The scene: the dormitory of a minor English public school. An officious prefect orders a small boy to get into bed. The boy refuses and is frog-marched off to the Headmaster’s Room. “Why didn’t you obey the prefect’s orders to get into bed?” asks the headmaster. “Because I don’t respect them,” answers the boy. “The purpose of a public-school education, Paxman”, intones the headmaster, producing a long cane, “is to teach you to respect things you don’t respect.”
Now spool forward a few decades to the present time. The BBC’s very own Jeremy Paxman sits in his small airless office to the side of the main Newsnight newsroom. Today he is preoccupied with the changes in the police force announced by the Home Secretary. He watches the monitor transmitting the Prime Minister’s statements, grumping and raising his eyebrows as one political platitude is followed by another. “That’s rubbish,” he says at one point, and it’s not clear whether he’s talking about the PM or some other issue burning a hole in his intellect.
Only months after its inception, Newsnight had already made itself a household name. Cajoling, intimidating, aggressive, revealing, persistent – Paxman comes across as the interviewer from hell, a newsman who refuses to learn to respect things he doesn’t respect. The programme’s editor admits that Paxman can be too “macho and Oxbridge” at times. But he’s still there, a thorn in the side of the establishment. And it doesn’t look like that thorn is going to be getting less sharp any time soon.
Newsnight has been called many things: “an important part of the democratic process”; “a traitor in our midst”; “dangerous”; “increasingly irrelevant”. For many years, we have been watching Paxman being attacked by politicians from all ranks for “sneering interviews”, or in such brutal confrontations as the one where he dealt with a politician’s evasive responses by asking him the same questions 14 times. He is clearly the man British politicians love to hate.
The public, however, remain loyal. On 4 June, 2001, a bruising encounter between the Prime Minister and Jeremy Paxman brought nearly 2,5 million viewers to Newsnight. The programme’s ongoing success is living proof that people expect current affairs programmes to be hard-hitting and truth-searching. Especially after the BBC scrapped News at Ten, the public have turned to Newsnight in their search for more serious analysis in a world of increasingly consumer-oriented news.
The programme is now twenty years old and Paxman, the most feared interviewer on British television, will remain dedicated to the original cause for the existence of Newsnight – asking politicians those tough questions that other current affairs programmes prefer not to. Sin Kevill, the editor who oversaw the programme’s relaunch last January, says it now has a broader, more accessible agenda – from the documentary-style films from poor inner-city areas to arts and culture. Will this modernisation negatively affect the programme’s depth? “Definitely not. I’m quite traditional,” Kevill says. “There are some things about Newsnight that will simply not change.”

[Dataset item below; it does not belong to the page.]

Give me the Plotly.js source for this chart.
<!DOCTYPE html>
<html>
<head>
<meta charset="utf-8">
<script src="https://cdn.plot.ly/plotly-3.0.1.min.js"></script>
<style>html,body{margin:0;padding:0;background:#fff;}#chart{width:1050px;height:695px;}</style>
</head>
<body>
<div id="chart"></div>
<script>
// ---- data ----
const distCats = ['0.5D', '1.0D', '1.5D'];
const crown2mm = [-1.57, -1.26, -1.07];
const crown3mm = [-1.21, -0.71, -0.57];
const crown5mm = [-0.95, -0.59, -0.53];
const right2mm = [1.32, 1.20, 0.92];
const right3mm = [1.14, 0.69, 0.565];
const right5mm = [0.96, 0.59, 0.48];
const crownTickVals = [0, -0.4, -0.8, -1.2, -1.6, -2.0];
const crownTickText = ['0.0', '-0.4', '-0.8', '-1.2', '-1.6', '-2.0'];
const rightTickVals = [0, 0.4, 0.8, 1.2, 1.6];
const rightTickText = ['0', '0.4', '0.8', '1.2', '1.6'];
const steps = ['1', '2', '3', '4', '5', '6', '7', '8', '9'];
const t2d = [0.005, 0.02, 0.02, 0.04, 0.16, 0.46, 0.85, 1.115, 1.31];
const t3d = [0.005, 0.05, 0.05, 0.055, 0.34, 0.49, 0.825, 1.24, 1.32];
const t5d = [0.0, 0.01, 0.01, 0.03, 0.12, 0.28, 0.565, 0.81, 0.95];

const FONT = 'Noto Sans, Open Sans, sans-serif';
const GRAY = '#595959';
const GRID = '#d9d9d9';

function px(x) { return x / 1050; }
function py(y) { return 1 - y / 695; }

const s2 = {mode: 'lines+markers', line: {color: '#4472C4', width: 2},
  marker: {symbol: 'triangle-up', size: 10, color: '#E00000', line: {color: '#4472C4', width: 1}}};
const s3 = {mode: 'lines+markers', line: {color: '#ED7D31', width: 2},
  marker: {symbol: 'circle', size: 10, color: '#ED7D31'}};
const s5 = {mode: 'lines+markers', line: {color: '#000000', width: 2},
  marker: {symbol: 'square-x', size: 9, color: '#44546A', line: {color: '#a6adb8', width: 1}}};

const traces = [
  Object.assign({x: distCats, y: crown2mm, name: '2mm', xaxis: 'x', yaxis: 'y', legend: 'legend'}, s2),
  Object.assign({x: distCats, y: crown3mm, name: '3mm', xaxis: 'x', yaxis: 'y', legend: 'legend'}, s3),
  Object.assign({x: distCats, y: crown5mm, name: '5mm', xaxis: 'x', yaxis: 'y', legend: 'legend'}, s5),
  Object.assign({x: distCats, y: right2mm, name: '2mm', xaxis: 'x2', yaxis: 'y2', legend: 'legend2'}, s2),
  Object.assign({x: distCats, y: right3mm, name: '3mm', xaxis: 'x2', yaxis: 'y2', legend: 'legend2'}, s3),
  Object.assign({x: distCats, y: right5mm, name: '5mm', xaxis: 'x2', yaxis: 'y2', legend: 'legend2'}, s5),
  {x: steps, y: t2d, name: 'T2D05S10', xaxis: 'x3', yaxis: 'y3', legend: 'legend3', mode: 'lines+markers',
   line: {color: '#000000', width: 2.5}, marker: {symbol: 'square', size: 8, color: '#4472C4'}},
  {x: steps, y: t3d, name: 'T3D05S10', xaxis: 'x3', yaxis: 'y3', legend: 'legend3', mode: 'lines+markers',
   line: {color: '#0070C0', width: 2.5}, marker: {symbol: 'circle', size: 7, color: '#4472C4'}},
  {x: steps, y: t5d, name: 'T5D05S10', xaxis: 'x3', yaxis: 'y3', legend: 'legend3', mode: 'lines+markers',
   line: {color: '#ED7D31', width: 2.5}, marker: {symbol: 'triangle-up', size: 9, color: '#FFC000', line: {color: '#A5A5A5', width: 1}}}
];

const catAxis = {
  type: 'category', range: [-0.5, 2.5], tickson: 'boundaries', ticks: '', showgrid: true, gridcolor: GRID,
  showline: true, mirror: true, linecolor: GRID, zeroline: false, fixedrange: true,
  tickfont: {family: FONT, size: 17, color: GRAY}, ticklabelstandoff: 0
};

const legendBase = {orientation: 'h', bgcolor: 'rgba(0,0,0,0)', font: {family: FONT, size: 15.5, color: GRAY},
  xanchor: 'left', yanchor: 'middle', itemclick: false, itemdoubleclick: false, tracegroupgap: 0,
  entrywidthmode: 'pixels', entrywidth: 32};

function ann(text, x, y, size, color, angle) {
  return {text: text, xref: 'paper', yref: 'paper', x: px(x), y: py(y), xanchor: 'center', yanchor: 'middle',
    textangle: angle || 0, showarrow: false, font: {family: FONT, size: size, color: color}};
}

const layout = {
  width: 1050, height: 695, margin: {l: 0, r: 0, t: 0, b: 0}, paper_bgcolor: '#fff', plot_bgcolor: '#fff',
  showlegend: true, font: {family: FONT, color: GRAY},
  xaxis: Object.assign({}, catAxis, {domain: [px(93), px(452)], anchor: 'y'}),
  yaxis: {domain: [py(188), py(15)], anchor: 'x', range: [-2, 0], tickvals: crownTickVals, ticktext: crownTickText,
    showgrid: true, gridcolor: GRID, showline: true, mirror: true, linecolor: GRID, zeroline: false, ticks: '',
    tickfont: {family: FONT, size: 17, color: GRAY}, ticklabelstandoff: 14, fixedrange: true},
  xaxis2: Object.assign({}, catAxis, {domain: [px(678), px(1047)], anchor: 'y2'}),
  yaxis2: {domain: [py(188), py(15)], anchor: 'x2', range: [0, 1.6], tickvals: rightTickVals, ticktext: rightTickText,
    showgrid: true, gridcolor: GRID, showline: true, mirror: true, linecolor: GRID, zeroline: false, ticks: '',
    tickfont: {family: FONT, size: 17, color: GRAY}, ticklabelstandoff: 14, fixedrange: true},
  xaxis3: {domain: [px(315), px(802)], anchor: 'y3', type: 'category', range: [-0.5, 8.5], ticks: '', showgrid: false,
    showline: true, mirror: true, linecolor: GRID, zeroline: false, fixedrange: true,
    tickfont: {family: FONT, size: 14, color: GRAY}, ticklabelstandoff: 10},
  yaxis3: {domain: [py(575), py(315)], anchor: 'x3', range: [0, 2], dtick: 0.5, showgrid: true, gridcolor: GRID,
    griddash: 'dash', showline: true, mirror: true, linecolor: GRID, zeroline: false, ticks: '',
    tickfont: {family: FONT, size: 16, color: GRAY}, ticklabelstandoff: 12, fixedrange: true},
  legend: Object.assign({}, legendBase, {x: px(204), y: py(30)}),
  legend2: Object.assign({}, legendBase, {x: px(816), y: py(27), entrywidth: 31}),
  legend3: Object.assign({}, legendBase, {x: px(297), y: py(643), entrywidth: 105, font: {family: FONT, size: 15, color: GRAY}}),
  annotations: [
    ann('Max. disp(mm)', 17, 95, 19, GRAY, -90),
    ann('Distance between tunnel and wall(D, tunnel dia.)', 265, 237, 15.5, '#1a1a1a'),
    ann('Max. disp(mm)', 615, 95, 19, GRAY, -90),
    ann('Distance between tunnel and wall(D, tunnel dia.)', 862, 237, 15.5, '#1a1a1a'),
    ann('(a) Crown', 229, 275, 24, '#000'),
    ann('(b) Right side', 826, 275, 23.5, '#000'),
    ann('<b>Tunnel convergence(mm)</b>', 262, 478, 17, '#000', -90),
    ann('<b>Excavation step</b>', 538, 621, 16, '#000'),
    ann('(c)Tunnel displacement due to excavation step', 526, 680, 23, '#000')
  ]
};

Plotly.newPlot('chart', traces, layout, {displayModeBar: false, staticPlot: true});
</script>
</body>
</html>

The programme’s role as the nagging voice of the nation’s conscience is becoming more and more important. Viewers and listeners are increasingly overwhelmed by news, news, and more news. Those programmes, of necessity, lack the one thing Newsnight has - context. “There is a shortage of analysis and generally a lack of interest in whether people are telling the truth,” Paxman says, “Things rush on to television at a fantastic speed, get recycled, pushed out and not thought about again. It’s one big sausage machine. This is not how a nation should perceive events and developments that affect its everyday existence.”
In an ill-inspired attempt to make news more “accessible” to the public, the BBC made the surprising announcement last summer that a former game show host and radio presenter was to join the Newsnight team. Was Paxman surprised when he heard the announcement last August? “No.” “Why not?” “Because someone had phoned me to tell me about it.” He pauses. He knows he’s not answering the question. Was he surprised? “Mind your own business.” There is another long pause. “I think he is very good on the radio.” Whatever the personal feelings Paxman harboured, and they were obviously not ones of positive excitement, the deal seems to have fallen through, and the team remains unchanged.
Does Paxman ever think that he should change his style to something more in tune with the caring, sharing new millennium? Of course he doesn’t. “Any self-respecting journalist must be concerned to define for themselves what the important issue is and then to pursue it, and not blindly follow some line laid down by the vested interest in question.”
There have been discussions about a new, highbrow interview programme for Paxman in the style of his head-to-head with Bill Gates last October. It has even been reported that he has drawn up a list of people he would interview in that programme. This doesn’t mean, however, that he has any intention of retiring from Newsnight for a long time to come, not that he will somehow start respecting things he simple doesn’t respect.